Роби извлек документы.
– Я из минобороны. Мы просто проводим расследование кое-каких военных вопросов, и ее имя всплыло как возможный источник информации.
– Понимаю. Что ж, вряд ли она сможет оказать вам особую помощь. У нее последняя стадия болезни.
Роби поглядел на аппарат искусственной вентиляции легких и систему мониторинга, подключенную к скукоженной женщине в кровати.
– Значит, ее жизнь поддерживает аппарат вентиляции?
– Да.
Уилл поглядел на Джули, смотревшую на ван Бюрен.
– Но она же в хосписе, – возразил он.
Сестра почувствовала себя несколько неуютно.
– Хосписы бывают разных уровней. Все дело в том, чего хотят пациент и его семья. – Она поглядела на лежащую. – Но уже недолго осталось, с ИВЛ или без.

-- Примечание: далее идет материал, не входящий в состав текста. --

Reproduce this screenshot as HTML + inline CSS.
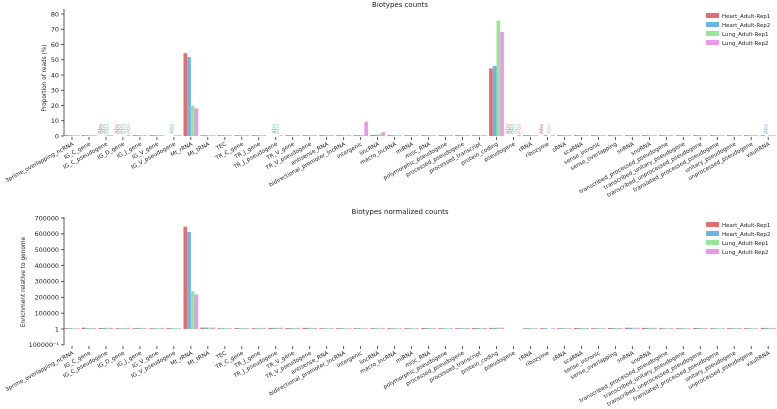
<!DOCTYPE html>
<html><head><meta charset="utf-8">
<style>
html,body{margin:0;padding:0;background:#fff;}
svg{display:block;font-family:"DejaVu Sans","Liberation Sans",sans-serif;}
</style></head>
<body>
<svg id="chart" width="777" height="409" viewBox="0 0 777 409" xmlns="http://www.w3.org/2000/svg"></svg>
<script>
const categories=["3prime_overlapping_ncRNA","IG_C_gene","IG_C_pseudogene","IG_D_gene","IG_J_gene","IG_V_gene","IG_V_pseudogene","Mt_rRNA","Mt_tRNA","TEC","TR_C_gene","TR_J_gene","TR_J_pseudogene","TR_V_gene","TR_V_pseudogene","antisense_RNA","bidirectional_promoter_lncRNA","intergenic","lincRNA","macro_lncRNA","miRNA","misc_RNA","polymorphic_pseudogene","processed_pseudogene","processed_transcript","protein_coding","pseudogene","rRNA","ribozyme","sRNA","scaRNA","sense_intronic","sense_overlapping","snRNA","snoRNA","transcribed_processed_pseudogene","transcribed_unitary_pseudogene","transcribed_unprocessed_pseudogene","translated_processed_pseudogene","unitary_pseudogene","unprocessed_pseudogene","vaultRNA"];
const seriesNames=["Heart_Adult-Rep1","Heart_Adult-Rep2","Lung_Adult-Rep1","Lung_Adult-Rep2"];
const seriesColors=["#e07070","#6cb4e4","#98e498","#e89ae8"];
// Proportion of reads (%)
const heart1Pct=[0.1,0.1,0,0,0.1,0.1,0,54.3,0.2,0.1,0.1,0.1,0,0.1,0.1,0.1,0.1,0.5,0.7,0.1,0.1,0.1,0.1,0.1,0.1,44.3,0,0.1,0,0.1,0.1,0.1,0.1,0.1,0.1,0.1,0.1,0.1,0.1,0.1,0.1,0.1];
const heart2Pct=[0.1,0.1,0,0,0.1,0.1,0,51.7,0.2,0.1,0.1,0.1,0,0.1,0.1,0.1,0.1,0.6,0.8,0.1,0.1,0.1,0.1,0.1,0.1,45.9,0,0.1,0.1,0.1,0.1,0.1,0.1,0.1,0.1,0.1,0.1,0.1,0.1,0.1,0.1,0];
const lung1Pct=[0.1,0.1,0.1,0,0.1,0.1,0.1,19.9,0.2,0.1,0.1,0.1,0,0.1,0.1,0.1,0.1,0.7,1.2,0.1,0.1,0.1,0.1,0.1,0.1,75.6,0,0.1,0,0.1,0.1,0.1,0.1,0.1,0.1,0.1,0.1,0.1,0.1,0.1,0.1,0.1];
const lung2Pct=[0.1,0.1,0.1,0.1,0.1,0.1,0.1,18.2,0.2,0.1,0.1,0.1,0.1,0.1,0.1,0.1,0.1,9.3,2.5,0.1,0.1,0.1,0.1,0.1,0.1,68.2,0.1,0.1,0.1,0.1,0.1,0.1,0.1,0.1,0.1,0.1,0.1,0.1,0.1,0.1,0.1,0.1];
// "Abs" annotations: [category index, series index]
const absMarks=[[2,0],[2,1],[2,2],[3,0],[3,1],[3,2],[3,3],[6,1],[12,1],[12,2],[26,0],[26,1],[26,2],[26,3],[28,0],[28,2],[41,1]];
// Enrichment relative to genome
const heart1Enr=[3000,8000,6000,5000,4000,5000,6000,645000,9000,5000,6000,5000,7000,6000,7000,4000,5000,4000,5000,5000,5000,6000,5000,5000,6000,7000,0,4000,3000,5000,6000,5000,6000,8000,7000,5000,5000,6000,5000,5000,5000,7000];
const heart2Enr=[4000,5000,6000,3000,7000,4000,5000,612000,9000,5000,5000,5000,7000,6000,7000,4000,5000,4000,5000,5000,5000,6000,5000,5000,6000,7000,0,4000,5000,5000,6000,5000,6000,8000,7000,5000,5000,6000,5000,5000,5000,7000];
const lung1Enr=[4000,6000,8000,6000,6000,7000,5000,238000,9000,5000,6000,7000,7000,6000,7000,4000,5000,4000,5000,5000,5000,6000,5000,6000,6000,8000,0,4000,0,6000,6000,5000,6000,8000,7000,5000,5000,6000,5000,6000,5000,7000];
const lung2Enr=[4000,6000,8000,8000,5000,7000,4000,218000,9000,5000,6000,7000,8000,7000,7000,4000,5000,4000,5000,5000,5000,6000,5000,6000,7000,8000,0,4000,4000,5000,6000,5000,6000,8000,7000,5000,5000,6000,5000,6000,5000,7000];
const pctTicks=[0,10,20,30,40,50,60,70,80];
const enrTicks=[-100000,0,100000,200000,300000,400000,500000,600000,700000];
const enrTickLabels=["100000\u207b\u00b9","1","100000","200000","300000","400000","500000","600000","700000"];

const svg=document.getElementById('chart');
const NS="http://www.w3.org/2000/svg";
function mk(tag,attrs,parent){const e=document.createElementNS(NS,tag);for(const k in attrs)e.setAttribute(k,attrs[k]);(parent||svg).appendChild(e);return e;}
const x0=72,step=16.98,barW=3.7;
function xPos(i){return x0+i*step;}

function panel(cfg){
  const g=mk('g',{});
  
  
  const y=cfg.y;
  const t=mk('text',{x:400,y:cfg.titleY,'font-size':7,'text-anchor':'middle',fill:'#222'},g);
  t.textContent=cfg.title;
  
  
  const ax=mk('line',{x1:64,x2:64,y1:cfg.axTop,y2:cfg.axBot,stroke:'#333','stroke-width':0.8},g);
  
  
  cfg.ticks.forEach((v,k)=>{
    const yy=y(v);
    mk('line',{x1:61,x2:64,y1:yy,y2:yy,stroke:'#333','stroke-width':0.8},g);
    const l=mk('text',{x:59,y:yy+2.3,'font-size':6.4,'text-anchor':'end',fill:'#222'},g);
    l.textContent=cfg.tickLabels[k];
    
    
  });
  const yt=mk('text',{x:0,y:0,'font-size':5.8,'text-anchor':'middle',fill:'#222',transform:`translate(${cfg.ytX},${cfg.ytY}) rotate(-90)`},g);
  yt.textContent=cfg.ytitle;
  
  
  cfg.series.forEach((arr,s)=>{
    arr.forEach((v,i)=>{
      if(v<=0)return;
      const bx=xPos(i)-7.4+s*barW;
      const top=y(v),base=y(cfg.base);
      const r=mk('rect',{x:bx,y:Math.min(top,base-0.8),width:barW,height:Math.max(base-top,0.8),fill:seriesColors[s]},g);
      
      
    });
  });
  categories.forEach((c,i)=>{
    const xx=xPos(i);
    mk('line',{x1:xx,x2:xx,y1:cfg.tickY,y2:cfg.tickY+3,stroke:'#333','stroke-width':0.8},g);
    const l=mk('text',{x:0,y:0,'font-size':5.6,'text-anchor':'end',fill:'#222',transform:`translate(${xx+2},${cfg.tickY+8}) rotate(-29)`},g);
    l.textContent=c;
    
    
  });
  seriesNames.forEach((n,s)=>{
    const ly=cfg.legY+s*9;
    const p=mk('rect',{x:706,y:ly-3,width:13,height:5,fill:seriesColors[s]},g);
    
    
    const lt=mk('text',{x:722,y:ly+2,'font-size':5.5,fill:'#222'},g);
    lt.textContent=n;
    
    
  });
  return g;
}

const g1=panel({name:'proportion-panel',title:'Biotypes counts',titleY:7,y:v=>136-v*1.525,base:0,axTop:9,axBot:136,ticks:pctTicks,tickLabels:pctTicks.map(String),ytitle:'Proportion of reads (%)',ytX:46,ytY:78,series:[heart1Pct,heart2Pct,lung1Pct,lung2Pct],tickY:137,legY:16});
absMarks.forEach(([i,s])=>{
  const xx=xPos(i)-7.4+s*barW+barW-0.5;
  const a=mk('text',{x:0,y:0,'font-size':5.5,fill:seriesColors[s],transform:`translate(${xx},134) rotate(-90)`},g1);
  a.textContent='Abs';
  
  
});
panel({name:'enrichment-panel',title:'Biotypes normalized counts',titleY:214,y:v=>329-v/100000*15.86,base:0,axTop:217,axBot:345,ticks:enrTicks,tickLabels:enrTickLabels,ytitle:'Enrichment relative to genome',ytX:25,ytY:282,series:[heart1Enr,heart2Enr,lung1Enr,lung2Enr],tickY:346,legY:225});
</script>
</body></html>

– Значит, она на вентиляции по желанию родных? – справился Роби.
– Вообще-то я не имею права говорить. Это частная информация. И я не вижу, как это может быть связано с вашим военным расследованием, – не без раздражения ответила сестра.
Подойдя к окну, Джули подняла с подоконника фотоснимок.
– Это ее семья?
Сестра с любопытством взглянула на девочку, а затем на Уилла.
– Говорите, вы из минобороны… Но зачем с вами она?
– Вообще-то я не имею права говорить, – отрезал тот, и сестра надула губы.
Джули повернула фото, чтобы показать Роби. А сестре сказала:
– Мой папа служил в одном армейском отделении с миссис ван Бюрен. Я надеялась узнать от нее что-нибудь о его прошлом.
Чопорное выражение исчезло с лица сестры.
– А, понимаю, зайка… Я не сообразила. Да, это она с семьей. Тут было больше фотографий. Но ее дочь и муж мало-помалу их выносят. Знают, что конец близок.
Роби взял фото, показывающее ван Бюрен в более здоровые дни. Она в парадной форме, грудь увешана медалями. Рядом мужчина – наверное, муж. И девочка примерно ровесница Джули.